The results, it's safe to say, were magical. In a strong program, sponsored by the Orange County Guitar Circle, of mostly mainstream, mostly Spanish music, Barrueco gave an object lesson in music making on the guitar for an appreciative audience.

Subtle persuasion, not dazzling fireworks, was his method.

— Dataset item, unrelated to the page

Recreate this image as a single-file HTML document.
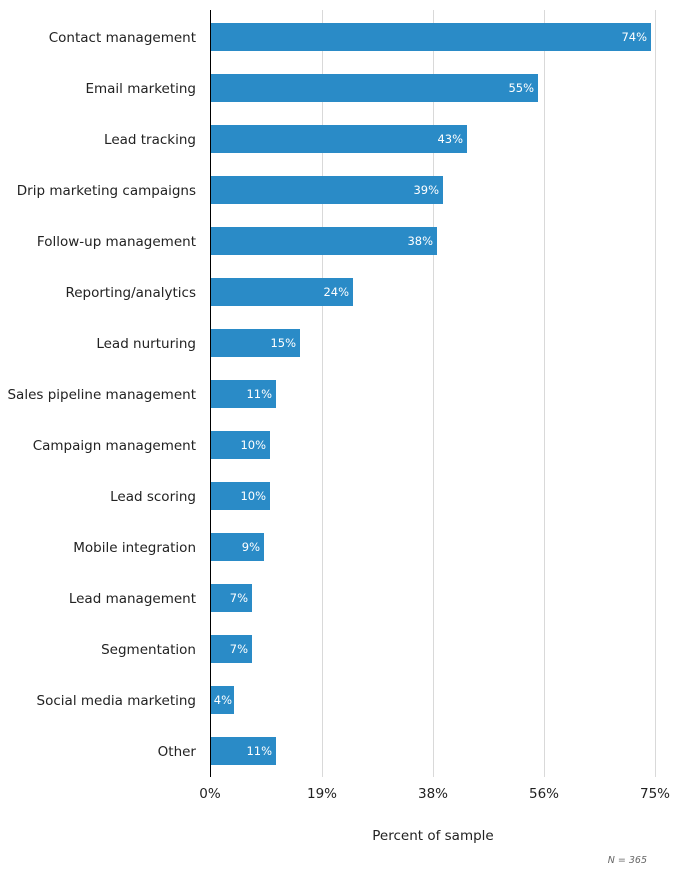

To open, he played the Suite No. 7 by Silvius Leopold Weiss with such soft grace and pointed detail that these little Baroque dances lit up vividly.

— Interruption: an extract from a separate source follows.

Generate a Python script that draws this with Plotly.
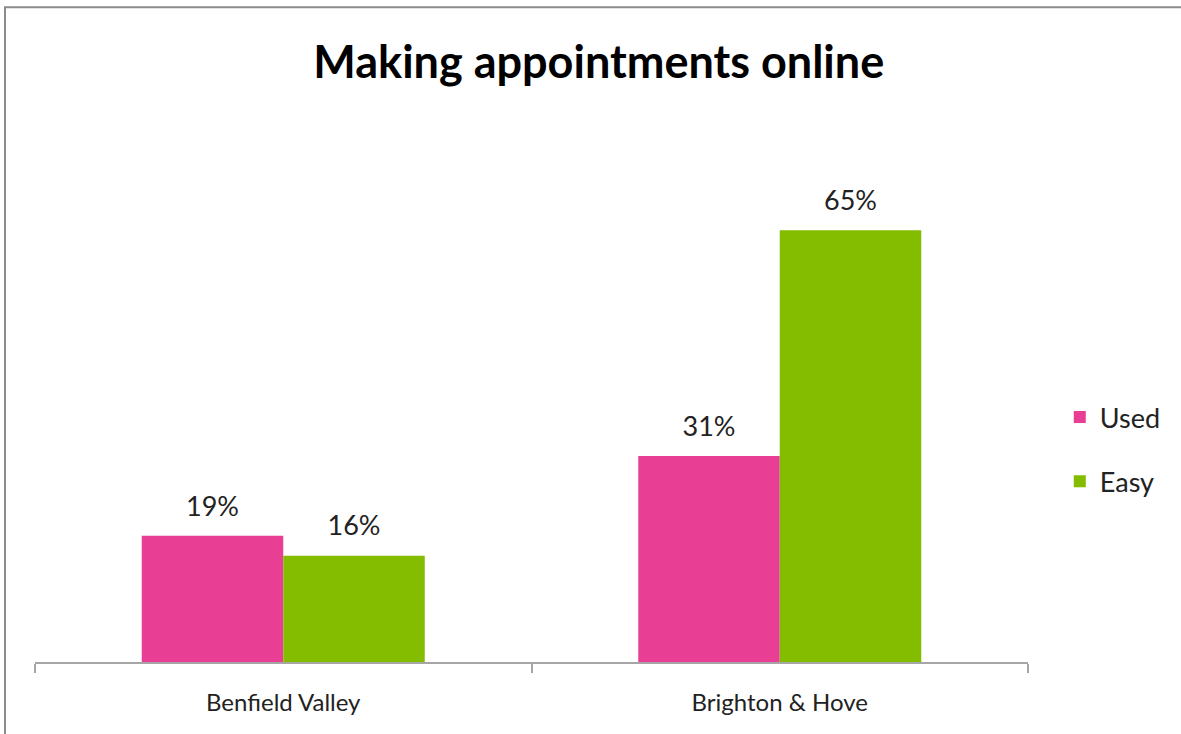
import plotly.graph_objects as go

# Survey results: share of respondents using / finding online booking easy
areas = ["Benfield Valley", "Brighton & Hove"]
used = [19, 31]
easy = [16, 65]

series_names = ["Used", "Easy"]
series_colors = ["#E83F94", "#84BD00"]

FONT = "Lato"

fig = go.Figure()
for name, vals, col in zip(series_names, [used, easy], series_colors):
    fig.add_trace(go.Bar(
        name=name,
        x=areas,
        y=vals,
        offsetgroup=name,
        marker=dict(color=col, line=dict(width=0)),
        legendgroup=name,
    ))
    # value labels, grouped alongside their bars
    fig.add_trace(go.Scatter(
        x=areas,
        y=vals,
        offsetgroup=name,
        mode="markers+text",
        marker=dict(size=20, opacity=0),
        text=[f"{v}%" for v in vals],
        textposition="top center",
        textfont=dict(family=FONT, size=27, color="#222222"),
        cliponaxis=False,
        showlegend=False,
        hoverinfo="skip",
    ))

fig.update_layout(
    width=1181,
    height=734,
    paper_bgcolor="white",
    plot_bgcolor="white",
    barmode="group",
    scattermode="group",
    bargap=0.43,
    bargroupgap=0,
    margin=dict(l=35, r=153, t=197, b=72),
    title=dict(
        text="<b>Making appointments online</b>",
        font=dict(family=FONT, size=45, color="#000000"),
        x=0.507, xanchor="center",
        y=0.915, yanchor="middle",
    ),
    font=dict(family=FONT, color="#222222"),
    showlegend=True,
    legend=dict(
        x=1.032, y=0.457, xanchor="left", yanchor="middle",
        font=dict(family=FONT, size=27, color="#222222"),
        tracegroupgap=26,
        bgcolor="rgba(0,0,0,0)",
    ),
    xaxis=dict(
        showline=True, linecolor="#A6A6A6", linewidth=2,
        ticks="outside", tickson="boundaries", ticklen=9,
        tickcolor="#A6A6A6", tickwidth=2,
        tickfont=dict(family=FONT, size=24, color="#222222"),
        ticklabelstandoff=18,
        showgrid=False,
    ),
    yaxis=dict(
        range=[0, 70],
        visible=False,
        showgrid=False,
        zeroline=False,
    ),
    shapes=[dict(
        type="rect", xref="paper", yref="paper",
        x0=-0.0302, x1=1.3, y0=-0.3, y1=1.408,
        line=dict(color="#8C8C8C", width=2),
        fillcolor="rgba(0,0,0,0)", layer="below",
    )],
)

fig.write_html("out.html")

Cicero himself might have learned something from the way Barrueco played Granados' "Zarabanda" and Turina's Sonata, the ebb and flow, light and shadow, whisper and thunder of their arguments perfectly gauged to draw the listener in.

In Sor's Variations on a Theme by Mozart, Barrueco's guitar turned into a singing instrument, as he used strategically placed vibrato and glowing tone to create smooth, curved melody.

Within this musician's small but purposefully controlled dynamic range, Albeniz's "Asturias" became not a raging fire, as some guitarists would have it, but a poem of quiet urgency, all the more effective for being suggestive rather than explicit.

Among all this great music--at least, Barrueco made it sound that way--Chick Corea's "Sometime Ago" couldn't be saved from its own tired use of Spanish-music cliches, though as a display of his technical accomplishment, it served the guitarist well enough.

In encore, Albeniz's Tango in D sounded anything but cliched, in a poised and seductive reading.